Sleep is one of the most essential needs for humans and animals alike. However, in spite of all of humanity’s technological and scientific advances this last century, the exact way in which sleep works still remains mostly a mystery.
One thing scientists do know, however, is that adequate sleep is absolutely fundamental for healthy functioning. Unfortunately, whether we get high quality sleep at night is dependent on many factors, not just the time we go to bed and when we set the alarm for. While some of these factors may be related to issues beyond our control or understanding, some can be easily improved if only armed with the right information.
One of these factors which affects our sleep quality is diet. As the saying goes, “you are what you eat.” Unsurprisingly, the chemical components we feed our brains impact the way it functions, both awake and asleep.
Here’s a list of tips to keep in mind during the day to improve your sleep quality at night.
Caffeine helps many of us improve our performance during the day.

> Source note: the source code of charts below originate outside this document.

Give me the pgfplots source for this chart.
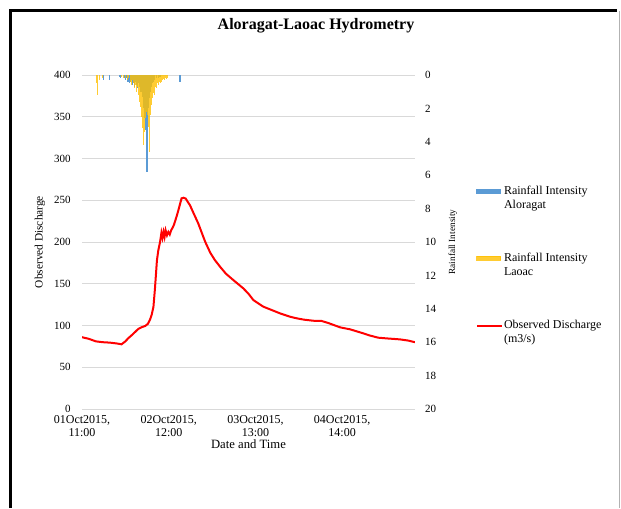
\documentclass[border=0pt]{standalone}
\usepackage{fontspec}
\setmainfont{Liberation Serif}
\usepackage{pgfplots}
\pgfplotsset{compat=1.18}
\definecolor{rainblue}{RGB}{91,155,213}
\definecolor{raingold}{RGB}{255,192,0}
\definecolor{gridgray}{RGB}{217,217,217}
\definecolor{obsred}{RGB}{255,0,0}
\pgfplotsset{
  bluelegend/.style={legend image code/.code={\fill[rainblue] (0pt,3.5pt) rectangle (18pt,6.5pt); \path (0pt,-6pt);}},
  goldlegend/.style={legend image code/.code={\fill[raingold] (0pt,3.5pt) rectangle (18pt,6.5pt); \path (0pt,-6pt);}},
  redlegend/.style={legend image code/.code={\fill[obsred] (0pt,4.55pt) rectangle (18pt,5.45pt); \path (0pt,-6pt);}},
}

\pgfplotstableread{
h q
0 86
2 84
4 81
6 80
8 79.5
10 78.5
11.4 77.5
12.5 81
13.3 84.6
14.5 89
16.2 95.8
17.2 98
18.2 99.4
19 102
19.6 107
20.1 113
20.6 122.5
21.0 142.5
21.3 160
21.6 178
22.0 190
22.5 200
22.9 211
23.2 205
23.5 212
23.8 206
24.1 214
24.5 208
24.9 212
25.3 209
25.7 214
26.1 217
26.5 220.5
26.8 224.4
27.3 231
27.8 238.3
28.3 246
28.7 252.3
29.3 253
29.9 252
30.5 248
31.1 244.3
32 236
33.5 222.4
35.5 200.4
37 187
38.3 178.4
39.8 170.4
41.5 162
43.6 154.5
46.5 144.5
48 138
49.4 130.5
51 126
52.3 122.5
55 118
57.1 114.5
60 110.5
61.9 108.6
64 107
66.7 105.7
69.1 105.4
71 103
74.4 97.8
77.3 95.4
81.1 90.6
83 88
85.4 85.4
88 84.5
91.6 83.4
94 82
96 80
}\discharge

\pgfplotstableread{
h r
6.1 0.3
7.9 0.3
10.8 0.1
11.2 0.15
12.25 0.2
12.5 0.3
12.75 0.2
13 0.3
13.25 0.4
13.5 0.3
13.75 0.5
14 0.4
14.25 0.3
14.5 0.6
14.75 0.4
15 0.5
15.25 0.7
15.5 0.4
15.75 0.6
16 0.8
16.25 0.5
16.5 0.7
16.75 0.9
17 1.0
17.25 0.8
17.5 1.3
17.75 2.0
18 2.6
18.25 3.3
18.5 3.9
18.75 5.8
19 2.8
19.25 2.0
19.5 1.4
19.75 1.0
20 0.7
20.25 0.5
20.5 0.4
20.75 0.3
21 0.3
21.5 0.2
22 0.2
22.5 0.1
28 0.2
28.25 0.4
}\aloragat

\pgfplotstableread{
h r
4.3 0.5
4.6 1.2
5.0 0.3
5.8 0.2
11.5 0.1
12 0.2
12.5 0.2
13 0.3
13.5 0.2
14 0.4
14.25 0.6
14.5 0.3
15 0.5
15.25 0.8
15.5 0.6
15.75 1.0
16 0.7
16.25 1.2
16.5 1.6
16.75 1.1
17 1.9
17.25 2.5
17.5 3.2
17.75 4.2
18 3.4
18.25 2.6
18.5 2.2
18.75 2.0
19 2.4
19.25 3.1
19.5 4.6
19.75 2.4
20 1.8
20.25 1.4
20.5 1.1
20.75 0.9
21 1.2
21.25 0.7
21.5 0.8
21.75 0.5
22 0.6
22.25 0.4
22.5 0.5
22.75 0.3
23 0.4
23.25 0.3
23.5 0.25
23.75 0.3
24 0.2
24.25 0.25
24.5 0.15
}\laoac

\begin{document}
\begin{tikzpicture}
\useasboundingbox (0,0) rectangle (465.75pt,381pt);
\fill[white] (0,0) rectangle (465.75pt,381pt);
\draw[line width=2.5pt] (8pt,0) -- (8pt,373pt) -- (463pt,373pt);
\draw[gray!60, line width=0.75pt] (464.8pt,373pt) -- (464.8pt,0);
\node[font=\bfseries\fontsize{12}{14}\selectfont] at (237pt,362pt) {Aloragat-Laoac Hydrometry};

\begin{axis}[
  at={(61.5pt,74.25pt)}, anchor=south west,
  width=249.75pt, height=250.5pt, scale only axis,
  xmin=0, xmax=96, ymin=0, ymax=400,
  ytick={0,50,...,400},
  xtick={0,25,50,75},
  xticklabels={{01Oct2015,\\11:00},{02Oct2015,\\12:00},{03Oct2015,\\13:00},{04Oct2015,\\14:00}},
  tick label style={font=\fontsize{8.25}{10}\selectfont},
  xticklabel style={align=center, font=\fontsize{9}{9.8}\selectfont, yshift=-1.5pt},
  /pgf/number format/assume math mode=true,
  yticklabel style={xshift=-5pt},
  axis line style={draw=none},
  major tick length=0pt,
  ymajorgrids, major grid style={gridgray, line width=0.75pt},
  xlabel={Date and Time},
  xlabel style={font=\fontsize{9.5}{11}\selectfont, at={(axis description cs:0.5,-0.104)}, anchor=center},
  ylabel={Observed Discharge},
  ylabel style={font=\fontsize{8.5}{10}\selectfont, at={(axis description cs:-0.126,0.5)}, anchor=center},
]
\addplot[obsred, line width=1.5pt, no marks] table[x=h, y=q] {\discharge};
\end{axis}

\begin{axis}[
  at={(61.5pt,74.25pt)}, anchor=south west,
  width=249.75pt, height=250.5pt, scale only axis,
  xmin=0, xmax=96, ymin=0, ymax=20, y dir=reverse,
  axis x line=none, axis y line*=right,
  ytick={0,2,...,20},
  tick label style={font=\fontsize{8.25}{10}\selectfont},
  /pgf/number format/assume math mode=true,
  yticklabel style={xshift=4pt},
  axis line style={draw=none},
  major tick length=0pt,
  ylabel={Rainfall Intensity},
  ylabel style={font=\fontsize{7}{8}\selectfont, at={(axis description cs:1.114,0.5)}, anchor=center, rotate=0},
  legend cell align=left,
  legend style={at={(axis description cs:1.171,0.685)}, anchor=north west, draw=none, fill=none,
    font=\fontsize{9}{10.5}\selectfont, row sep=28pt, nodes={align=left}},
]
\addplot[ycomb, draw=rainblue, line width=0.85pt, no marks, bluelegend]
  table[x=h, y=r] {\aloragat};
\addlegendentry{Rainfall Intensity\\Aloragat}
\addplot[ycomb, draw=raingold, line width=0.8pt, no marks, opacity=0.8, goldlegend]
  table[x=h, y=r] {\laoac};
\addlegendentry{Rainfall Intensity\\Laoac}
\addlegendimage{redlegend}
\addlegendentry{Observed Discharge\\(m3/s)}
\end{axis}
\end{tikzpicture}
\end{document}
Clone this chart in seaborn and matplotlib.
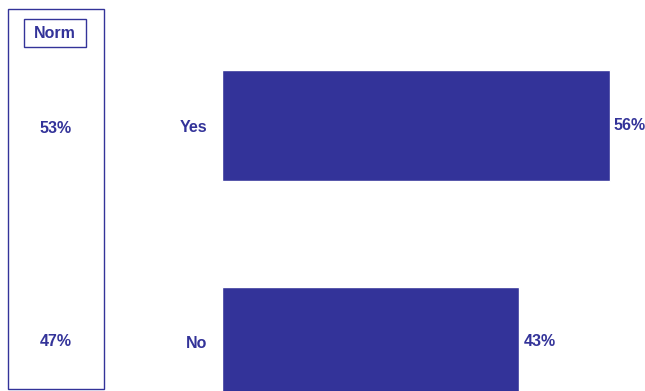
import matplotlib
matplotlib.use("Agg")
import matplotlib.pyplot as plt
from matplotlib.patches import Rectangle
import seaborn as sns
import pandas as pd

categories = ["Yes", "No"]
values = [56, 43]
norm_values = [53, 47]
norm_title = "Norm"

COLOR = "#333399"

sns.set_theme(style="white")
plt.rcParams["font.family"] = ["Liberation Sans", "DejaVu Sans"]

W, H = 645, 391
FS = 11.5
fig = plt.figure(figsize=(W / 100, H / 100), dpi=100)

# main bar axes
px_per_unit = 388 / 56
ax = fig.add_axes([221.5 / W, 0, (W - 221.5) / W, 1])
df = pd.DataFrame({"cat": categories, "val": values})
sns.barplot(data=df, y="cat", x="val", orient="h", color=COLOR, width=0.51,
            saturation=1, ax=ax)
ax.set_xlim(0, (W - 221.5) / px_per_unit)
ypx = 216.5
ylim = (1 + (391 - 342) / ypx, -125.5 / ypx)
ax.set_ylim(*ylim)
ax.set_xlabel("")
ax.set_ylabel("")
ax.set_xticks([])
for s in ax.spines.values():
    s.set_visible(False)
ax.tick_params(axis="y", length=0, pad=10)
for lab in ax.get_yticklabels():
    lab.set_color(COLOR)
    lab.set_fontweight("bold")
    lab.set_fontsize(FS)
for cont in ax.containers:
    ax.bar_label(cont, labels=[f"{v}%" for v in values], padding=3,
                 color=COLOR, fontweight="bold", fontsize=FS)

# left norm panel
axl = fig.add_axes([8 / W, 0, 96 / W, 1])
axl.set_xlim(0, 1)
axl.set_ylim(*ylim)
axl.axis("off")
axl.add_patch(Rectangle((0, 2 / H), 1, 380 / H, transform=axl.transAxes,
                        fill=False, edgecolor=COLOR, linewidth=1.0, clip_on=False))
axl.add_patch(Rectangle((16 / 96, (H - 47) / H), 62 / 96, 28 / H,
                        transform=axl.transAxes, fill=False, edgecolor=COLOR,
                        linewidth=1.0, clip_on=False))
axl.text(47 / 96, (H - 33) / H, norm_title, transform=axl.transAxes,
         ha="center", va="center", color=COLOR, fontweight="bold", fontsize=FS)
for i, v in enumerate(norm_values):
    axl.text(48 / 96, i + (3 / ypx if i == 0 else 0), f"{v}%", ha="center",
             va="center", color=COLOR, fontweight="bold", fontsize=FS)

fig.savefig("out.png", dpi=100)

It does so by binding to adenosine receptors in the brain (normally responsible for slowing down neuron activity) and speeding up neuron activity instead. Additionally, the brain notices this increase in activity and releases adrenaline (the “fight or flight” hormone) which increases attention and makes us feel awake.
The downside is that this substance can remain in the bloodstream for up to six hours from the moment you consume it. This means that drinking caffeine in the evening and possibly in the afternoon as well can impact your brain’s ability to naturally slow down and enter sleep mode at night. Even though you may not notice it, that cup of coffee you drank hours ago may be the reason you are not managing to fall asleep correctly.
People’s bodies are different and therefore caffeine affects us all to different degrees. Nevertheless, if you are concerned about your health and sleep quality, it’s a good idea to avoid it altogether for at least 6 hours before going to bed.
While alcohol can make you fall asleep faster, it actually disrupts your sleep quality during the night. Alcohol disrupts REM (rapid eye movement) sleep, the most important restorative phase of the sleep cycle. A lack of proper REM sleep can have negative effects for both physical and psychological health. Therefore, even though alcohol may help you fall asleep faster, you will end up feeling less rested in the end. In order to maximize sleep quality it’s best to avoid alcohol before bedtime.
Additionally, alcohol places a strain on the body by dehydrating it, which leads us to our next tip:
Dehydration causes your mouth and nasal passages to become dry. This can potentially lead to sleep-disruptive snoring. A lack of proper hydration can also lead to leg cramps that may keep you awake. Being dehydrated during the night also compromises alertness, and cognitive performance the following day.
Conversely, short sleep duration may in turn cause inadequate hydration during the day, according to a recent study carried out by academics at Penn State University.This study involved more than 20,000 adults and showed a correlation between hydration and sleep quality. Those who slept at least 8 hours per day had higher levels of a hormone called vasopressin, which is related to the body’s ability to remain properly hydrated.
As we can see, the body’s ability to sleep well at night and remain properly hydrated during the day go hand in hand
When You Eat Impacts Your Sleep
Just like the rest of the body, the digestive system needs some time to rest and recover. A large quantity of food can take the body several hours to digest. This means that lying down with a full stomach forces your digestive system to work overtime. Some of the potential side effects of this are indigestion, acid reflux, heartburn, and other sleep-disrupting symptoms.
According to scientists at Brazil's Universidade Federal de São Paulo, the timing of food intake can have an impact on the brain’s sleep patterns. Consuming lots of processed carbs, fats or sugar right before bed can disrupt the brain’s REM and non-REM sleep cycles, which as mentioned previously are a fundamental part of the sleep process.
Therefore, it is advisable to eat dinner a few hours before bedtime, particularly if it is a large meal.
As with hydration, diet and sleep quality are a two way street. Not only can a poor diet affect our ability to sleep well, a lack of sleep can also make us eat more during the day. Poor sleep increases cravings, and over time this increases risks for obesity and disorders such as diabetes. Sleeping well is one of several necessary factors in order to protect one’s weight and maintain a healthy, happy lifestyle.